Picture: REUTERS
Picture: REUTERS

The rand stabilised on Wednesday morning, a day after dropping by the most against the dollar since October, signalling that foreigners were trimming their exposure to South African assets.

The rand’s moves were mostly due to the resurgent dollar, which has recently been a destabilising force in emerging-market space.

The strength in the greenback came as the yield on the benchmark US 10-year yield touched 3.09% for the first time since the middle of 2011, implying that more interest rates could be on the cards.

Standard Bank trader Warrick Butler said in an e-mailed note that investors who were "heavily positioned" in emerging markets were starting to feel the strain of interest rate compression as a result of big moves in US bond rates.

The rand plummeted more than 2% against the dollar on Tuesday, as the Turkish lira hit a new low. The lira was also reacting to domestic concerns.

Markets were also keeping a close watch on oil prices, which hovered at the multi-year highs, fuelling concern about accelerating inflation.
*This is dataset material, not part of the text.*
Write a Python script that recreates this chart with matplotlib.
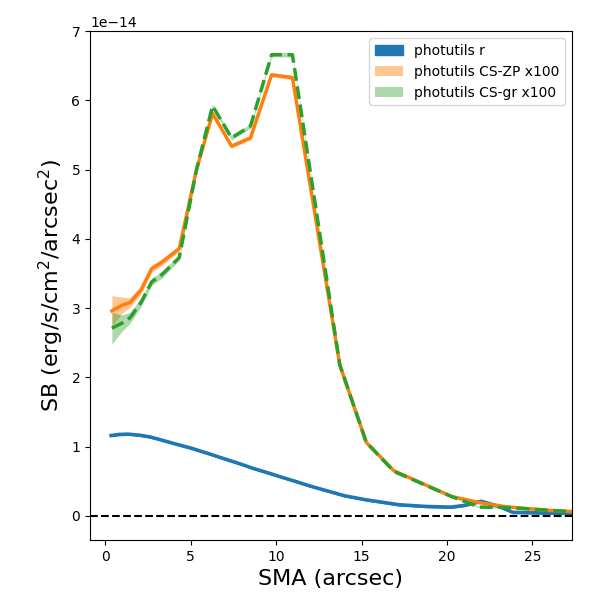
import numpy as np
import matplotlib
matplotlib.use("Agg")
import matplotlib.pyplot as plt

scale = 1e-14

# SMA grid for the colour-scaled profiles (arcsec)
sma = [0.4, 0.97, 1.46, 2.1, 2.73, 3.31, 4.34, 5.35, 6.29, 7.4, 8.51, 9.74,
       10.96, 13.73, 15.28, 16.9, 20.25, 21.9, 23.46, 25.9, 27.3]

# photutils CS-ZP x100
zp = [2.96, 3.04, 3.08, 3.26, 3.57, 3.66, 3.86, 5.0, 5.81, 5.34, 5.46, 6.37,
      6.33, 2.18, 1.06, 0.65, 0.28, 0.19, 0.13, 0.08, 0.06]
zp_err = [0.22, 0.12, 0.07, 0.06, 0.05, 0.05, 0.04, 0.03, 0.03, 0.03, 0.03, 0.03,
          0.03, 0.02, 0.02, 0.01, 0.01, 0.01, 0.01, 0.01, 0.01]

# photutils CS-gr x100
gr = [2.71, 2.78, 2.86, 3.08, 3.38, 3.48, 3.73, 5.0, 5.92, 5.46, 5.63, 6.66,
      6.66, 2.18, 1.06, 0.64, 0.28, 0.125, 0.12, 0.08, 0.06]
gr_err = [0.23, 0.12, 0.08, 0.06, 0.05, 0.05, 0.04, 0.03, 0.03, 0.03, 0.03, 0.03,
          0.03, 0.02, 0.02, 0.01, 0.01, 0.01, 0.01, 0.01, 0.01]

# photutils r
sma_r = [0.35, 0.8, 1.36, 2.0, 2.63, 3.3, 4.09, 5.0, 6.04, 6.9, 7.79, 8.6, 9.54,
         10.3, 11.1, 12.0, 13.0, 14.0, 15.3, 17.2, 18.8, 20.25, 21.0, 22.0, 23.0,
         23.85, 25.0, 25.9, 27.3]
r = [1.16, 1.175, 1.18, 1.165, 1.14, 1.095, 1.04, 0.98, 0.90, 0.83, 0.76, 0.69,
     0.62, 0.56, 0.50, 0.43, 0.36, 0.29, 0.23, 0.16, 0.135, 0.126, 0.15, 0.21,
     0.14, 0.05, 0.045, 0.04, 0.035]
r_err = 0.01

fig = plt.figure(figsize=(6, 6), dpi=100)
ax = fig.add_axes([0.15, 0.1, 0.803, 0.848])

sma = np.array(sma)
sma_r = np.array(sma_r)
zp = np.array(zp) * scale
gr = np.array(gr) * scale
r = np.array(r) * scale
zp_err = np.array(zp_err) * scale
gr_err = np.array(gr_err) * scale

ax.fill_between(sma_r, r - r_err * scale, r + r_err * scale, color="C0", label="photutils r")
ax.plot(sma_r, r, color="C0", lw=2.5)

ax.fill_between(sma, zp - zp_err, zp + zp_err, color="C1", alpha=0.45, lw=0,
                label="photutils CS-ZP x100")
ax.plot(sma, zp, color="C1", lw=2.5)

ax.fill_between(sma, gr - gr_err, gr + gr_err, color="C2", alpha=0.4, lw=0,
                label="photutils CS-gr x100")
ax.plot(sma, gr, color="C2", lw=2.5, ls="--")

ax.axhline(0, color="k", ls="--", lw=1.5)

ax.set_xlim(-0.88, 27.3)
ax.set_ylim(-0.35 * scale, 7 * scale)
ax.set_xlabel("SMA (arcsec)", fontsize=16)
ax.set_ylabel("SB (erg/s/cm$^2$/arcsec$^2$)", fontsize=16)
ax.legend(loc="upper right")

plt.savefig("out.png")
"Buy US dollar and wear diamonds. This is advice that seemed to work throughout most of the Zuma administration and now seems to be back on the cards as record US dollar shorts continue to be closed out," said Rand Merchant Bank analyst Michelle Wohlberg.

The volatility in global markets and its effect on the rand is likely to be highlighted when the Reserve Bank delivers its interest-rate decision next week.

At 10.05am, the rand was at R12.5159 to the dollar from R12.5662, R14.8253 to the euro from R14.8745 and at R16.9023 to the pound from R16.9712.

The euro was at $1.1847, from $1.1838.